§ Raw data
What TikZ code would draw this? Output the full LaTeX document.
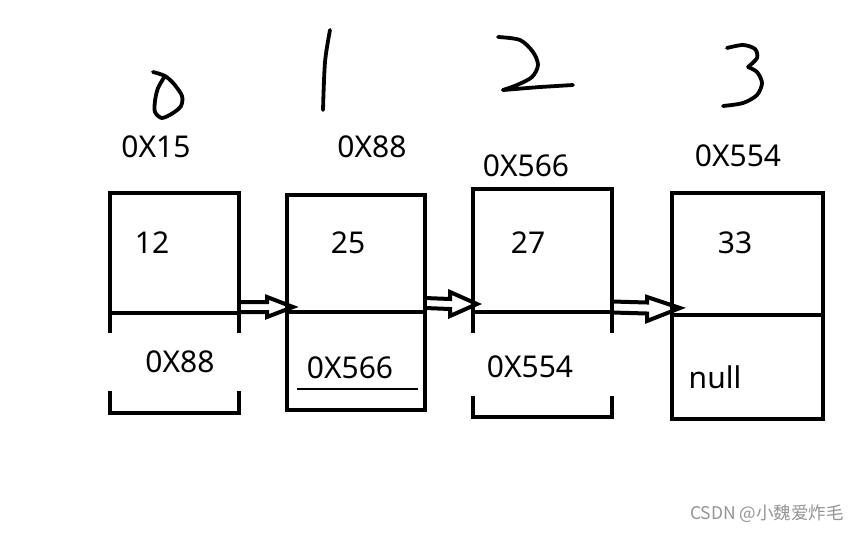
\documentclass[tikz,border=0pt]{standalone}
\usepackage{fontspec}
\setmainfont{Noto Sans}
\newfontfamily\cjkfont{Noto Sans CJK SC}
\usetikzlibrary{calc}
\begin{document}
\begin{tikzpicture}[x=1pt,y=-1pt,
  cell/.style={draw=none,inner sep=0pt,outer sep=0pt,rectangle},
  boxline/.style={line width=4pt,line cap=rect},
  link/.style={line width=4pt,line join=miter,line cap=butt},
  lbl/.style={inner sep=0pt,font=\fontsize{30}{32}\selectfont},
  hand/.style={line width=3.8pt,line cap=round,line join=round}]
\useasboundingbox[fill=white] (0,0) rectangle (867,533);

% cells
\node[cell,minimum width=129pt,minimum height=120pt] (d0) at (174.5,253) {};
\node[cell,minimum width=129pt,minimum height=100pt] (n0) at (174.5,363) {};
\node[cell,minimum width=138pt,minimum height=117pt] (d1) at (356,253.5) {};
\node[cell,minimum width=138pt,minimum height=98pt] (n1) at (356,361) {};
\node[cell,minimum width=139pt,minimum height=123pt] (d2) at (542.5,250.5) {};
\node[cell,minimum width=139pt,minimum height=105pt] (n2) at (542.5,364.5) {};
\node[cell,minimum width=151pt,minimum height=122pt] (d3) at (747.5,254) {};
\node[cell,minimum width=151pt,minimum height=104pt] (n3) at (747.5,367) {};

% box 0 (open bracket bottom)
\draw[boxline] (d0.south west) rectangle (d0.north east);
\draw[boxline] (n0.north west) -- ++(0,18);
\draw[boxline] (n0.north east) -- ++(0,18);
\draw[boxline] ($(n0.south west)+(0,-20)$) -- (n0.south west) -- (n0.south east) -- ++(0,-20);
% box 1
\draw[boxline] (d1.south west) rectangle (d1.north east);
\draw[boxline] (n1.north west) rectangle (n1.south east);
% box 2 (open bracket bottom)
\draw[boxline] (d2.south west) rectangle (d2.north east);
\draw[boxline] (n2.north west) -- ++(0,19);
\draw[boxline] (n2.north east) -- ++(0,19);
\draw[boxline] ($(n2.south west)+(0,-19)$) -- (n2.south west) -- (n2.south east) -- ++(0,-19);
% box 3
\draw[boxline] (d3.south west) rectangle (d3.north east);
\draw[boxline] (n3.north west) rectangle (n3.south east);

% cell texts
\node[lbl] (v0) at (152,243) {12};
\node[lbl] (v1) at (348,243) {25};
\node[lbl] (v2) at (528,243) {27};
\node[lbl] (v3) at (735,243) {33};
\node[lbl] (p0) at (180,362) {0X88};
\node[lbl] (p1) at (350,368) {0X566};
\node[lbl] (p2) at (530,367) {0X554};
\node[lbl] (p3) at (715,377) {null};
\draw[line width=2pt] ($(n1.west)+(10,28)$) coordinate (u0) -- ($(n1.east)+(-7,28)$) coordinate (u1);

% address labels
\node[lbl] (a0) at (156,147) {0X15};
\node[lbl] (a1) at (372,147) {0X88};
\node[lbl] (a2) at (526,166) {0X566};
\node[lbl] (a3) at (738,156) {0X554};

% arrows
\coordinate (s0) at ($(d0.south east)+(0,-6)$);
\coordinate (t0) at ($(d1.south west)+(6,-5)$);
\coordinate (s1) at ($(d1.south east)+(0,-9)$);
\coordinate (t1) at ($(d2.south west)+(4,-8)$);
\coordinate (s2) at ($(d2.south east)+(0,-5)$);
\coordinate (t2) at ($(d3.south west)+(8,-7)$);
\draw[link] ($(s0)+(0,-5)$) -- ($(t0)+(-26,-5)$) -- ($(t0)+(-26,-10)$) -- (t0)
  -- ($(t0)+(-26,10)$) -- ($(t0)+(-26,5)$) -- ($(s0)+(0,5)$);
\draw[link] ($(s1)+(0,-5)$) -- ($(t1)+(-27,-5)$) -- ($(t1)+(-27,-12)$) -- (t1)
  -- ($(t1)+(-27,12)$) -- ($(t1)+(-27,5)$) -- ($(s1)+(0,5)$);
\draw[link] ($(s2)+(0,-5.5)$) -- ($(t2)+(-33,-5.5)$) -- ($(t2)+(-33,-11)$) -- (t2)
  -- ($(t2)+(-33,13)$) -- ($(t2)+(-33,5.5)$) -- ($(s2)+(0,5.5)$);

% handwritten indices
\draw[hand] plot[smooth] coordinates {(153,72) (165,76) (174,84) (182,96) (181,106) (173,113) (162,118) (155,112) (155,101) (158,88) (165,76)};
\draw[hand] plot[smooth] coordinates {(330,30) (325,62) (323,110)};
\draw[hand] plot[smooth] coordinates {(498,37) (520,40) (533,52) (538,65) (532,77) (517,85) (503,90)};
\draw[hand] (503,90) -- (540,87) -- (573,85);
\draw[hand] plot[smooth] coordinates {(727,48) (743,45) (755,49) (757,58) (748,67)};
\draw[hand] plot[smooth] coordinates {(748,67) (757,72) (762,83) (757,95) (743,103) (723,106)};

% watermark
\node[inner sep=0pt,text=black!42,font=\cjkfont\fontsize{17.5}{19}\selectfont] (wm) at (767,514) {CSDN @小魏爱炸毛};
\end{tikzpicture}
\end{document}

==

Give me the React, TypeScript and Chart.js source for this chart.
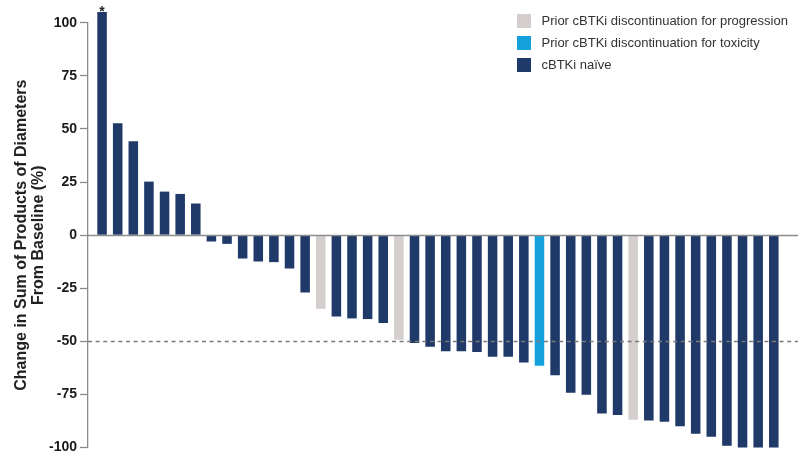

§ Directive
The material above holds pictures; leave them out. Repeat exactly the lines from the one containing "What TikZ code" through the one containing "width=151pt,minimum height=104pt] (n3)", and nothing else.

§ Written response
What TikZ code would draw this? Output the full LaTeX document.
\documentclass[tikz,border=0pt]{standalone}
\usepackage{fontspec}
\setmainfont{Noto Sans}
\newfontfamily\cjkfont{Noto Sans CJK SC}
\usetikzlibrary{calc}
\begin{document}
\begin{tikzpicture}[x=1pt,y=-1pt,
  cell/.style={draw=none,inner sep=0pt,outer sep=0pt,rectangle},
  boxline/.style={line width=4pt,line cap=rect},
  link/.style={line width=4pt,line join=miter,line cap=butt},
  lbl/.style={inner sep=0pt,font=\fontsize{30}{32}\selectfont},
  hand/.style={line width=3.8pt,line cap=round,line join=round}]
\useasboundingbox[fill=white] (0,0) rectangle (867,533);

% cells
\node[cell,minimum width=129pt,minimum height=120pt] (d0) at (174.5,253) {};
\node[cell,minimum width=129pt,minimum height=100pt] (n0) at (174.5,363) {};
\node[cell,minimum width=138pt,minimum height=117pt] (d1) at (356,253.5) {};
\node[cell,minimum width=138pt,minimum height=98pt] (n1) at (356,361) {};
\node[cell,minimum width=139pt,minimum height=123pt] (d2) at (542.5,250.5) {};
\node[cell,minimum width=139pt,minimum height=105pt] (n2) at (542.5,364.5) {};
\node[cell,minimum width=151pt,minimum height=122pt] (d3) at (747.5,254) {};
\node[cell,minimum width=151pt,minimum height=104pt] (n3) at (747.5,367) {};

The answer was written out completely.